Look through the data below. Pick out the lines holding the string "this".

_INFORMATION PROVIDED_
.....

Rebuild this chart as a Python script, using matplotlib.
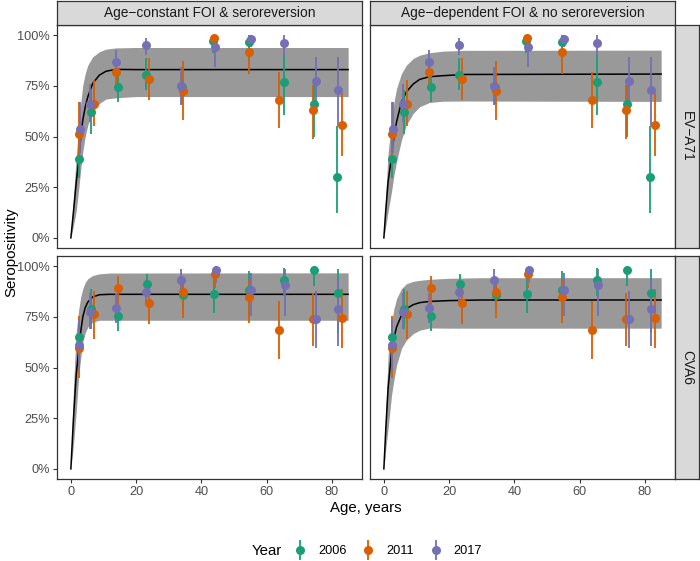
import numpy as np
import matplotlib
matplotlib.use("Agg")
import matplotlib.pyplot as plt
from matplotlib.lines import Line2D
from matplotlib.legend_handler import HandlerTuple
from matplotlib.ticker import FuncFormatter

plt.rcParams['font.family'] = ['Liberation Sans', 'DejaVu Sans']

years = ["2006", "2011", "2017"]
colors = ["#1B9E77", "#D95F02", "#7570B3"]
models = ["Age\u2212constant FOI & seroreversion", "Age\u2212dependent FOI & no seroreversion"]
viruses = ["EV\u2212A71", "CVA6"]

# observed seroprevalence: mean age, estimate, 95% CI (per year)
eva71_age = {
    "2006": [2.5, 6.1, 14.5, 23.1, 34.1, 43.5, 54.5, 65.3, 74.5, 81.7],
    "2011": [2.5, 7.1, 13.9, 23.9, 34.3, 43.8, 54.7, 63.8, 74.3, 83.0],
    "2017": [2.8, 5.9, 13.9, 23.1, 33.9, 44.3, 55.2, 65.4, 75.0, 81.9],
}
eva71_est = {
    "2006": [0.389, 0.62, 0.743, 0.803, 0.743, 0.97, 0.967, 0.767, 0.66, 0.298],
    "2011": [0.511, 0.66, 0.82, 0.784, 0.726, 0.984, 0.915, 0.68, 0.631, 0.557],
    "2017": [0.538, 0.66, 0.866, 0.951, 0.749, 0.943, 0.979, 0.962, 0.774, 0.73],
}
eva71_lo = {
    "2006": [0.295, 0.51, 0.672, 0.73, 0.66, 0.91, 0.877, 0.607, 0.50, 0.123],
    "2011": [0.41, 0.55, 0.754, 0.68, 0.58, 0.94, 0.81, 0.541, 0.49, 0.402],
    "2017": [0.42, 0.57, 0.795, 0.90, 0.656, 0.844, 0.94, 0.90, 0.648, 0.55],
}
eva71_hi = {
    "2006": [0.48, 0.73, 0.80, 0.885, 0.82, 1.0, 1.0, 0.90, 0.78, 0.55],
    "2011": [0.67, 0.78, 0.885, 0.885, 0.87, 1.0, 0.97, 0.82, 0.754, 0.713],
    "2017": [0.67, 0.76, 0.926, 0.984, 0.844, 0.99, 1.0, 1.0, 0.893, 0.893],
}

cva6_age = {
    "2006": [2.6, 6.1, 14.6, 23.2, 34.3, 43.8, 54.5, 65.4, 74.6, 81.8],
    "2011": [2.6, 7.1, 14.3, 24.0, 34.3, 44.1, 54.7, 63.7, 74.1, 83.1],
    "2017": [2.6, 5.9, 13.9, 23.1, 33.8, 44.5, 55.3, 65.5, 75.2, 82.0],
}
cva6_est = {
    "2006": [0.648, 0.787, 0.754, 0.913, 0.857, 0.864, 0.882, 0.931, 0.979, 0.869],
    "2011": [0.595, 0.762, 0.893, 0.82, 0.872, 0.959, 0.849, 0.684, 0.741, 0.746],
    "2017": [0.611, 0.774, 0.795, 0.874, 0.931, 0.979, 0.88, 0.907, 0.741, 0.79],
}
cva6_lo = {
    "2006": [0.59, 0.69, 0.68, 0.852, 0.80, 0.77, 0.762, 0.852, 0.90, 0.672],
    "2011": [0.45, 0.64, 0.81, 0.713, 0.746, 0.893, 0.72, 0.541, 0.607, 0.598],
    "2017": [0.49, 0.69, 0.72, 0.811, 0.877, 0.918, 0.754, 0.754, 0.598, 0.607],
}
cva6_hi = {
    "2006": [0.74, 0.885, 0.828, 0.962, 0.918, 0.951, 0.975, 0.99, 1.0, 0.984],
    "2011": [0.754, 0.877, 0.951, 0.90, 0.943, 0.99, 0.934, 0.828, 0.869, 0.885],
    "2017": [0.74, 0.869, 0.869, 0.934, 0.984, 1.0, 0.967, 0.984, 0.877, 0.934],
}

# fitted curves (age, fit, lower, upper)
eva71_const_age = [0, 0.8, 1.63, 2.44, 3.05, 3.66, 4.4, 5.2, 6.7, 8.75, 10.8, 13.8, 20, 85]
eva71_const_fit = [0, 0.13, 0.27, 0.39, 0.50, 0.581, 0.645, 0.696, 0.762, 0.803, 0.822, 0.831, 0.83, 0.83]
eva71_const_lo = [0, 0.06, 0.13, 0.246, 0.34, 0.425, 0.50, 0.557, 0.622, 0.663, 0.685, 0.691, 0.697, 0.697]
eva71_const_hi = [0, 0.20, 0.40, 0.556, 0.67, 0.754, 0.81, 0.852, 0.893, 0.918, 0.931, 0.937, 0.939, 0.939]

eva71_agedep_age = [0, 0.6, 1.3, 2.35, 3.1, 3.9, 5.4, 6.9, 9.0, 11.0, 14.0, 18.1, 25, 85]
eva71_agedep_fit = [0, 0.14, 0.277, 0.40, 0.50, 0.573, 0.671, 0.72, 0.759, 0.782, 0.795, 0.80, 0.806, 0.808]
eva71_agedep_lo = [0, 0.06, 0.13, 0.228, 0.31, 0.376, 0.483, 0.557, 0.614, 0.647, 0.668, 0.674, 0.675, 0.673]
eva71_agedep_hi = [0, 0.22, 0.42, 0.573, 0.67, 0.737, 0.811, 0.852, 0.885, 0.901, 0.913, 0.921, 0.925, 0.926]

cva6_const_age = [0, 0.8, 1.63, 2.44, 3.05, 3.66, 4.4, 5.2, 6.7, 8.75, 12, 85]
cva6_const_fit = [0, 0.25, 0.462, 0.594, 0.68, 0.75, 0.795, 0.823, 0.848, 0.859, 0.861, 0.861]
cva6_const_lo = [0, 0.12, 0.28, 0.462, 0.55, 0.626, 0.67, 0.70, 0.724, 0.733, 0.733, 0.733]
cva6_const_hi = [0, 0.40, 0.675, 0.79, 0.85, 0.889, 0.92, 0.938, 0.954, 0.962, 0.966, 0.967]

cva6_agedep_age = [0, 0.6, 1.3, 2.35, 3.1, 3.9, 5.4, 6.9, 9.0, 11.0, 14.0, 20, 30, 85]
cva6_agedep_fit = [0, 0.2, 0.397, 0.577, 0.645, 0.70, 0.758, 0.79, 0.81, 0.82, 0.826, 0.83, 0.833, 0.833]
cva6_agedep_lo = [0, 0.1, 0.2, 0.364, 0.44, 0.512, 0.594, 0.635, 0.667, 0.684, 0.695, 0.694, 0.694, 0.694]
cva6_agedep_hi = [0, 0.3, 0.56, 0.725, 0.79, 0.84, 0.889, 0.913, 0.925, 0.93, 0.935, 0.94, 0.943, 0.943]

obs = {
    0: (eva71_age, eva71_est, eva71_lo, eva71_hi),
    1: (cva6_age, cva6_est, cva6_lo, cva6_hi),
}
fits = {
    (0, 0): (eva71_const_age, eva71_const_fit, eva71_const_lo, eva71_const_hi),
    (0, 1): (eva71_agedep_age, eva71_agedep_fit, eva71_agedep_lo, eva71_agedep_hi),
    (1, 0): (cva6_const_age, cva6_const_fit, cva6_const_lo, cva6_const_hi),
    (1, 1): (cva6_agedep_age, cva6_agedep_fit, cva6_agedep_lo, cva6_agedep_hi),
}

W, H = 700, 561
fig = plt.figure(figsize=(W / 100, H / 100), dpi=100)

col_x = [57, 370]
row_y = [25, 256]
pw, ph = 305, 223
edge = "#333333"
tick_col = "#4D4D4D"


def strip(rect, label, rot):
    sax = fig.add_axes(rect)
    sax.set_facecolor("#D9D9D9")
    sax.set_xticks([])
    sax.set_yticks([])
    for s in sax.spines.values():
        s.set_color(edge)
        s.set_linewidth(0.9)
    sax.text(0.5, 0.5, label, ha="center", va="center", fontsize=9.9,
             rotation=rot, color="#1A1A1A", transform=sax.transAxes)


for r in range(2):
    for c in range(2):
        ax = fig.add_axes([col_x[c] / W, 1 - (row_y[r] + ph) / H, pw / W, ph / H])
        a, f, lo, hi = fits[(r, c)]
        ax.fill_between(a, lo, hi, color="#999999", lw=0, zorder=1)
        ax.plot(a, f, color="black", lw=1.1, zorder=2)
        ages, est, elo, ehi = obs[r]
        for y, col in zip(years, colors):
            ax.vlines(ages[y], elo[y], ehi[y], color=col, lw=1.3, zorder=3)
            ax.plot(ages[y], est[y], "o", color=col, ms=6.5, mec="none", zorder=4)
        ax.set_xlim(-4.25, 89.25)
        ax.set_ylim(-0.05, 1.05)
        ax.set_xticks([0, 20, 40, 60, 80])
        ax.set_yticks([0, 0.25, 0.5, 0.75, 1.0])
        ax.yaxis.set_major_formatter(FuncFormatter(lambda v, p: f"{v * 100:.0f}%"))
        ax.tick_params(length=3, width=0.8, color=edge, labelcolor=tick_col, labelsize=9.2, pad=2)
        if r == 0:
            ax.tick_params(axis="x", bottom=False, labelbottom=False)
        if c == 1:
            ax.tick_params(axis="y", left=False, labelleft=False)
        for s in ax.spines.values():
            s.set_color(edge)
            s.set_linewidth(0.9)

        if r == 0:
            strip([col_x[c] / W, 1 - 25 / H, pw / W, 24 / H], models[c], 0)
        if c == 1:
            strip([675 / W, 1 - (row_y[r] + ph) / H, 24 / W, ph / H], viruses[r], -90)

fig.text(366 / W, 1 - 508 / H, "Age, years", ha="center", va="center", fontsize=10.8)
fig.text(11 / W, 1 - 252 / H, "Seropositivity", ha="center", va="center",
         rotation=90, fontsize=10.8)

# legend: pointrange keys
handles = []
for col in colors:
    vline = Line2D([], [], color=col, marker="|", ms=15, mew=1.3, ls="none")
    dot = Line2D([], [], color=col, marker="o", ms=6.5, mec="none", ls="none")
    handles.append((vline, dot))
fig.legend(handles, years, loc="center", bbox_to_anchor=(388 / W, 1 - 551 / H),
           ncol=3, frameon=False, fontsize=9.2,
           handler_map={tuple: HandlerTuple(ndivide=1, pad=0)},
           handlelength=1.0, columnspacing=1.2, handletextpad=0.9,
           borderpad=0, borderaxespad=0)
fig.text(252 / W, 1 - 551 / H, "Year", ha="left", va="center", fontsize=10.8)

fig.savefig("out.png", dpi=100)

.....

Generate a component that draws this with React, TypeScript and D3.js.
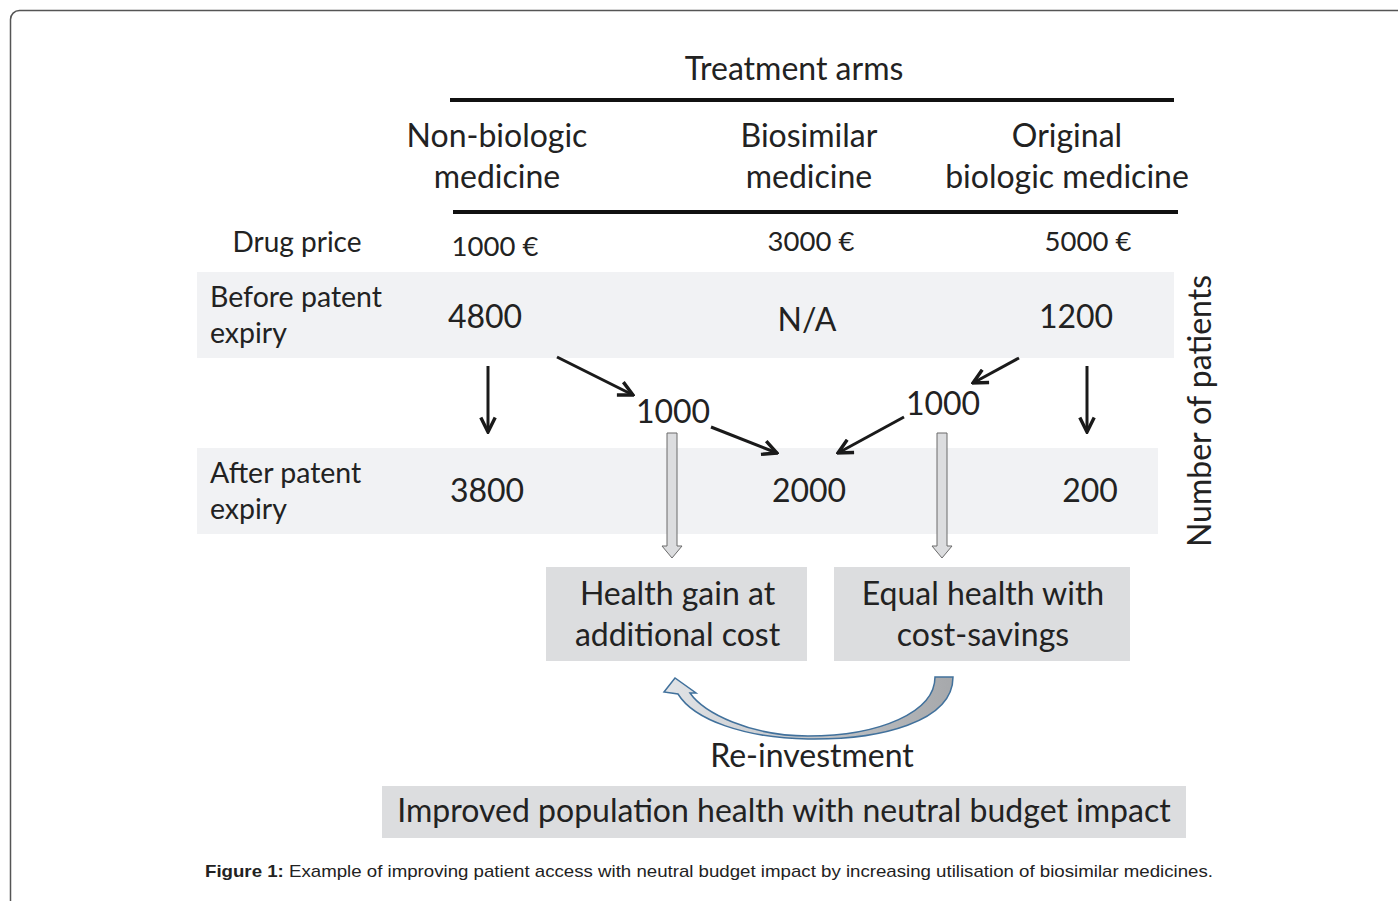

.....

_EXPECTED ANSWER_
Rebuild this chart as a Python script, using matplotlib.
Generate a component that draws this with React, TypeScript and D3.js.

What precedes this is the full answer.